Building a Government, and the Compromise Inside It
Winning independence was one problem; governing the new country was another, and the first attempt nearly failed. The Articles of Confederation, ratified in 1781, created a central government so weak it could neither tax nor regulate commerce, leaving the union poor, divided, and unable to pay its debts. In response, delegates gathered at Philadelphia from May to September 1787 and, rather than merely patching the Articles, wrote an entirely new framework. The Constitutional Convention produced the federal structure the country still uses, held together by bargains, including the Great Compromise that gave every state equal representation in the Senate while apportioning the House by population, and, four years later, a Bill of Rights ratified in 1791 to guarantee specific individual liberties against the new government.

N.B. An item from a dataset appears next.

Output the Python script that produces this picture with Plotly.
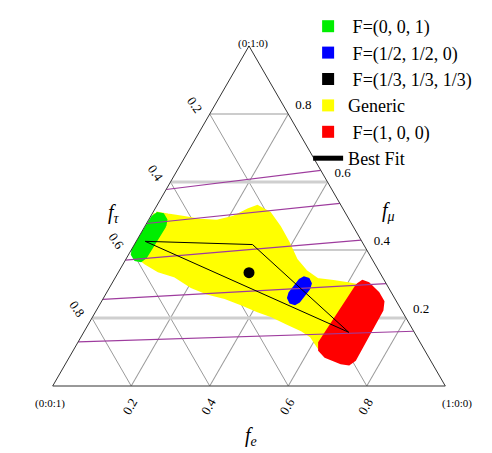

But the Constitution of 1787 did something else at the same moment, and honesty requires naming it. It institutionalized popular sovereignty, government grounded in the will of the people, while it preserved chattel slavery, the ownership of human beings as property. Roughly 700,000 enslaved people lived in the republic at the first census in 1790. Three provisions secured the agreement of the southern states: the three-fifths clause, which counted each enslaved person as three-fifths of a human being for the purpose of representation and taxation; the fugitive-slave clause, which required free states to return people who escaped bondage; and a guarantee shielding the international slave trade from federal interference for twenty years. The same document that proclaimed authority derived from the consent of the governed denied even the standing of personhood to a fifth of the people it governed. That contradiction was not an oversight. It was a structural compromise written deliberately into the foundation, and it would take a civil war and a century beyond it to begin to confront.
Key Takeaways
The American Revolution grew out of a fiscal quarrel after the Seven Years' War, when a debt-burdened Parliament began taxing colonists who believed taxation was the exclusive business of their own elected assemblies; the Stamp Act of 1765 produced the first colony-wide coalition, the Boston Tea Party of December 1773 provoked the punitive Coercive Acts of 1774, and the first shots at Lexington and Concord on April 19, 1775 opened a war that the colonists nearly lost until the victory at Saratoga in 1777 brought France in as an ally, leading to Cornwallis's surrender at Yorktown in 1781 and British recognition of independence in the Treaty of Paris of 1783. The Declaration of Independence, voted on July 2 and approved July 4, 1776, justified the break with a Lockean theory that legitimate government rests on the consent of the governed and exists to secure natural rights, replacing Locke's property with the pursuit of happiness. The weak Articles of Confederation gave way to the Constitution of 1787 and the Bill of Rights of 1791, which together built the first sustained working example of popular sovereignty at continental scale, even as the same Constitution, through the three-fifths, fugitive-slave, and slave-trade clauses, preserved chattel slavery for roughly 700,000 people inside a republic founded on the language of universal rights.